La portaerei Usa a Porto Rico e lo schieramento sproporzionato – Le ultime mosse dell’amministrazione americana hanno incendiato lo scontro che verte ufficialmente sull’intervento militare e di intelligence Usa contro il narcotraffico. Nelle ultime ore nello scacchiere è stata schierata la portaerei americana Gerald R. Ford, che si unisce a un contingente basato a Porto Rico che può già contare su tre navi d’assalto e da trasporto anfibio, i caccia F-35B, gli aerei da pattugliamento P-8 e i droni MQ-9.
Secondo gli analisti militari è uno schieramento di forze sovradimensionato rispetto al compito previsto, ovvero intercettare le imbarcazioni dei narcos. “Abbiamo bloccato l’ingresso di tutta la droga via mare, a breve fermerò anche l’ingresso di tutta la droga via terra. Vedrete”, ha minacciato il presidente Donald Trump prima di volare in Asia. Secondo la Cnn, sul tavolo dello Studio ovale c’è un piano per colpire i centri di produzione di cocaina e le rotte del traffico sul territorio venezuelano, ma una decisione finale non sarebbe stata ancora presa.
Da Caracas il presidente Nicolas Maduro accusa gli Usa di aver iniziato a “fabbricare una guerra”, una “nuovo conflitto eterno che avevano promesso di non volere più”. Il ministro della Difesa, Vladimir Padrino, aveva già avvertito che le Forze armate del Paese “si stanno preparando ogni giorno per difendere ogni centimetro di territorio” di fronte alla “minaccia militare costituita dal dispiegamento aero-navale degli Stati Uniti che si avvicina ogni giorno di più alle coste venezuelane”.

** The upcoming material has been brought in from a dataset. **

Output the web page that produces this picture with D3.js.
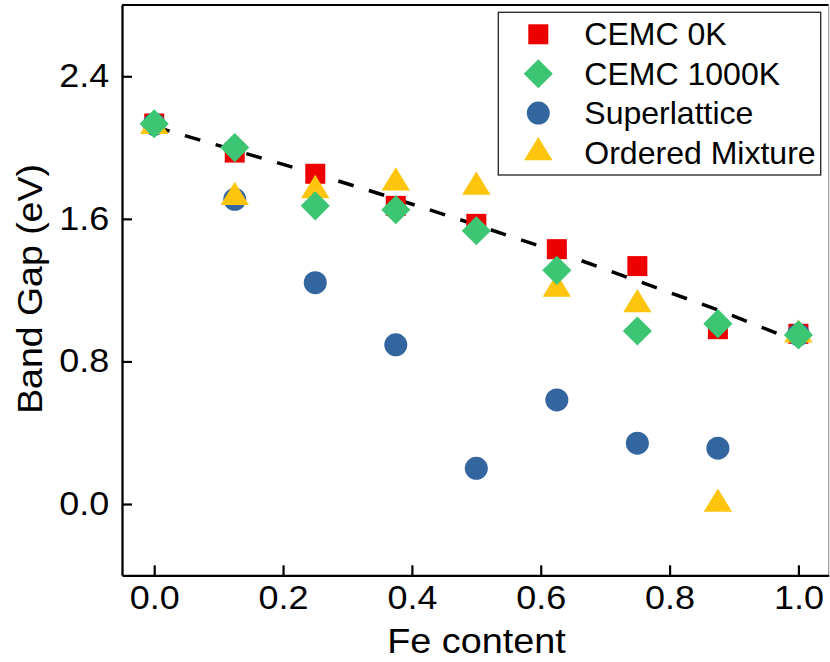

Tensioni anche con la Colombia – Non meno arroventate le relazioni con la Colombia, all’indomani delle sanzioni imposte dagli americani contro il presidente Gustavo Petro, il figlio e la moglie, e il ministro degli Interni Armando Benedetti. Petro, che ha definito Trump “un mostro” dopo che il presidente americano lo aveva bollato come “narcotrafficante”, rischia ora di ritrovarsi i conti bancari bloccati dopo essere stato inserito nella cosiddetta ‘lista Clinton’, il “Foreign Narcotics Kingpin Designation Act” creato nel 1999 dall’ex presidente Usa che comporta tra l’altro il blocco degli asset sotto giurisdizione statunitense. Il ministro della Difesa del Venezuela, Vladimir Padrino, ha affermato che le Forze Armate del suo Paese “si stanno preparando ogni giorno per difendere ogni centimetro di territorio” di fronte alla “minaccia militare costituita dal dispiegamento aero-navale degli Stati Uniti che si avvicina ogni giorno di più alle coste venezuelane”.
“Nessun passo indietro e mai in ginocchio”, ha tuonato il presidente colombiano: “Lottare contro il narcotraffico per decenni e con efficacia mi porta a questa misura del governo della società che tanto abbiamo aiutato. Un paradosso”. Non meno caustico l’altro responsabile sanzionato, il ministro Benedetti: “Ogni impero è ingiusto, la loro lotta antidroga è una farsa e in questo Paese nessuno crede che io sia un narcotrafficante. Gringos go home“. Anche il ministero degli Esteri stigmatizza: le sanzioni sono “un affronto, un atto ostile e una decisione senza fondamento”. Dall’inizio delle operazioni contro i presunti trafficanti, a metà settembre, gli statunitensi hanno già colpito diversi obiettivi, uccidendo 43 persone. Da ultimo, ha annunciato il Pentagono, “un caccia ha centrato un’imbarcazione del cartello venezuelano Tren de Aragua, uccidendo sei narcos”.